Hmm interesting, I haven't seen that error message before in the backend - I think that's a separate issue. Maybe your protobuf file for AlarmMuteRequest is out-of-date compared to the message schema. Can you try deleting the backend/statestore directory to see if you still get that exception in the backend?

so I did this, started the backend again, everything was fine, then did the above change and caught it just as the frontend (yarn start was running) refreshed but haven't been able to reproduce it again (one time maybe?) probably something minor then

rohanpurohit commented 3 years ago

(though 120 is a magic number and thus should be defined as a file-level constant somewhere).

also just a quick note do we really care about magic numbers on the frontend? I can see that we are using values upto 200 without adding a constant somewhere.

ethanjli commented 3 years ago

(maybe we can file this as a separate issue and fix that later if we can reproduce it)

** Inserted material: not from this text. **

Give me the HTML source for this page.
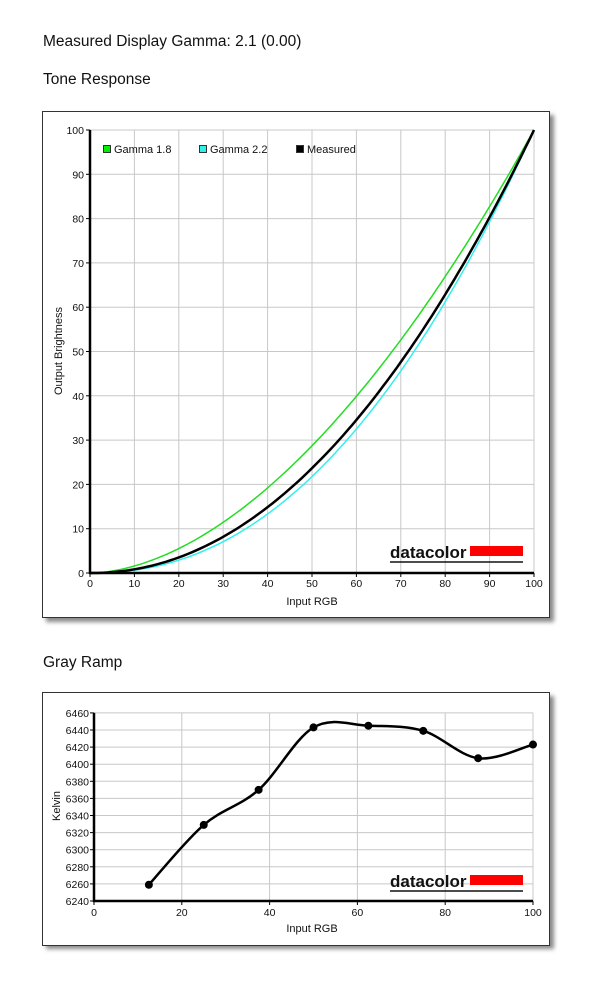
<!DOCTYPE html>
<html><head><meta charset="utf-8"><style>
html,body{margin:0;padding:0;background:#fff;}
svg{display:block;font-family:"Liberation Sans",Arial,sans-serif;}
</style></head><body>
<svg id="s" width="600" height="989" viewBox="0 0 600 989" xmlns="http://www.w3.org/2000/svg">
<defs><filter id="sh" x="-5%" y="-5%" width="115%" height="115%"><feGaussianBlur stdDeviation="2"/></filter></defs>
<text x="43" y="46" font-size="15.5" fill="#111">Measured Display Gamma: 2.1 (0.00)</text>
<text x="43" y="84" font-size="15.5" fill="#111">Tone Response</text>
<text x="43" y="667" font-size="15.5" fill="#111">Gray Ramp</text>
<rect x="46" y="115" width="508" height="507" fill="#888" filter="url(#sh)"/>
<rect x="42.5" y="111.5" width="507" height="506" fill="#fff" stroke="#333" stroke-width="1"/>
<rect x="46" y="696" width="508" height="253" fill="#888" filter="url(#sh)"/>
<rect x="42.5" y="692.5" width="507" height="253" fill="#fff" stroke="#333" stroke-width="1"/>
<g id="c1"></g><g id="c2"></g>
</svg>
<script>
var NS="http://www.w3.org/2000/svg";
function el(p,t,a,txt){var e=document.createElementNS(NS,t);for(var k in a)e.setAttribute(k,a[k]);if(txt!=null)e.textContent=txt;p.appendChild(e);return e;}
// Chart 1
var g=document.getElementById('c1');
var L=90,R=534,T=130,B=573;
function X(v){return L+(R-L)*v/100;}function Y(v){return B-(B-T)*v/100;}
for(var i=0;i<=10;i++){
 var x=X(i*10),y=Y(i*10);
 if(i>0){el(g,'line',{x1:x,y1:T,x2:x,y2:B,stroke:'#c8c8c8','stroke-width':1});el(g,'line',{x1:L,y1:y,x2:R,y2:y,stroke:'#c8c8c8','stroke-width':1});}
 el(g,'line',{x1:x,y1:B,x2:x,y2:B+4,stroke:'#000'});el(g,'line',{x1:L-4,y1:y,x2:L,y2:y,stroke:'#000'});
 el(g,'text',{x:x,y:B+14,'font-size':10.5,'text-anchor':'middle',fill:'#111'},i*10);
 el(g,'text',{x:L-6,y:y+4,'font-size':10.5,'text-anchor':'end',fill:'#111'},i*10);
}
function curve(gm,col,w){var d='';for(var i=0;i<=100;i++){var v=100*Math.pow(i/100,gm);d+=(i?'L':'M')+X(i).toFixed(1)+','+Y(v).toFixed(1);}el(g,'path',{d:d,fill:'none',stroke:col,'stroke-width':w});}
curve(1.8,'#22dd22',1.5);curve(2.2,'#33eeee',1.5);curve(2.08,'#000',2.5);
el(g,'line',{x1:L,y1:T,x2:L,y2:B+1,stroke:'#000','stroke-width':2.5});
el(g,'line',{x1:L-1,y1:B,x2:R,y2:B,stroke:'#000','stroke-width':2.5});
var lg=[['Gamma 1.8','#00ee00',103],['Gamma 2.2','#33eeee',199],['Measured','#000',296]];
lg.forEach(function(a){el(g,'rect',{x:a[2]+0.5,y:145.5,width:7,height:7,fill:a[1],stroke:'#333'});el(g,'text',{x:a[2]+11,y:153,'font-size':11,fill:'#111'},a[0]);});
el(g,'text',{x:'-351',y:62,'font-size':11,'text-anchor':'middle',transform:'rotate(-90)',fill:'#111'},'Output Brightness');
el(g,'text',{x:312,y:605,'font-size':11,'text-anchor':'middle',fill:'#111'},'Input RGB');
function logo(p,x,y){el(p,'text',{x:x,y:y,'font-size':17,'font-weight':'bold',fill:'#111'},'datacolor');el(p,'rect',{x:x+80,y:y-12,width:53,height:10,fill:'#ff0000'});el(p,'line',{x1:x,y1:y+4,x2:x+133,y2:y+4,stroke:'#111','stroke-width':1.5});}
logo(g,390,558);
// Chart 2
var h=document.getElementById('c2');
var L2=94,R2=533,B2=901,K=17.1;
function X2(v){return L2+(R2-L2)*v/100;}function Y2(k){return B2-(k-6240)/20*K;}
var T2=Y2(6460);
for(var i=0;i<=5;i++){var x=X2(i*20);if(i>0)el(h,'line',{x1:x,y1:T2,x2:x,y2:B2,stroke:'#c8c8c8'});el(h,'line',{x1:x,y1:B2,x2:x,y2:B2+4,stroke:'#000'});el(h,'text',{x:x,y:B2+15,'font-size':10.5,'text-anchor':'middle',fill:'#111'},i*20);}
for(var k=6240;k<=6460;k+=20){var y=Y2(k);if(k>6240)el(h,'line',{x1:L2,y1:y,x2:R2,y2:y,stroke:'#c8c8c8'});el(h,'line',{x1:L2-4,y1:y,x2:L2,y2:y,stroke:'#000'});el(h,'text',{x:L2-5,y:y+4,'font-size':10.5,'text-anchor':'end',fill:'#111'},k);}
var pts=[[12.5,6259],[25,6329],[37.5,6370],[50,6443],[62.5,6445],[75,6439],[87.5,6407],[100,6423]].map(function(p){return [X2(p[0]),Y2(p[1])];});
var d='M'+pts[0][0]+','+pts[0][1];
for(var i=0;i<pts.length-1;i++){var p0=pts[Math.max(0,i-1)],p1=pts[i],p2=pts[i+1],p3=pts[Math.min(pts.length-1,i+2)];
 d+='C'+(p1[0]+(p2[0]-p0[0])/6)+','+(p1[1]+(p2[1]-p0[1])/6)+' '+(p2[0]-(p3[0]-p1[0])/6)+','+(p2[1]-(p3[1]-p1[1])/6)+' '+p2[0]+','+p2[1];}
el(h,'path',{d:d,fill:'none',stroke:'#000','stroke-width':2.5});
pts.forEach(function(p){el(h,'circle',{cx:p[0],cy:p[1],r:4,fill:'#000'});});
el(h,'line',{x1:L2,y1:T2,x2:L2,y2:B2+1,stroke:'#000','stroke-width':2.5});
el(h,'line',{x1:L2-1,y1:B2,x2:R2,y2:B2,stroke:'#000','stroke-width':2.5});
el(h,'text',{x:'-806',y:60,'font-size':11,'text-anchor':'middle',transform:'rotate(-90)',fill:'#111'},'Kelvin');
el(h,'text',{x:312,y:932,'font-size':11,'text-anchor':'middle',fill:'#111'},'Input RGB');
logo(h,390,887);
</script>
</body></html>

That would be very helpful, thanks - I think we need to dig deeper into this, once we can figure out how to reproduce it. When this exception occurred, what behavior did you observe in the backend and the frontend? e.g. did it prevent the application from running? That would be ideal, because it means that the bug will be easier for us to catch if it's still there.

(though 120 is a magic number and thus should be defined as a file-level constant somewhere).

also just a quick note do we really care about magic numbers on the frontend? I can see that we are using values upto 200 without adding a constant somewhere.

I think in general we should define constants for magic numbers, we haven't been looking at that because there are so many other things to refactor in the frontend - but for new code let's try to be more rigorous about that.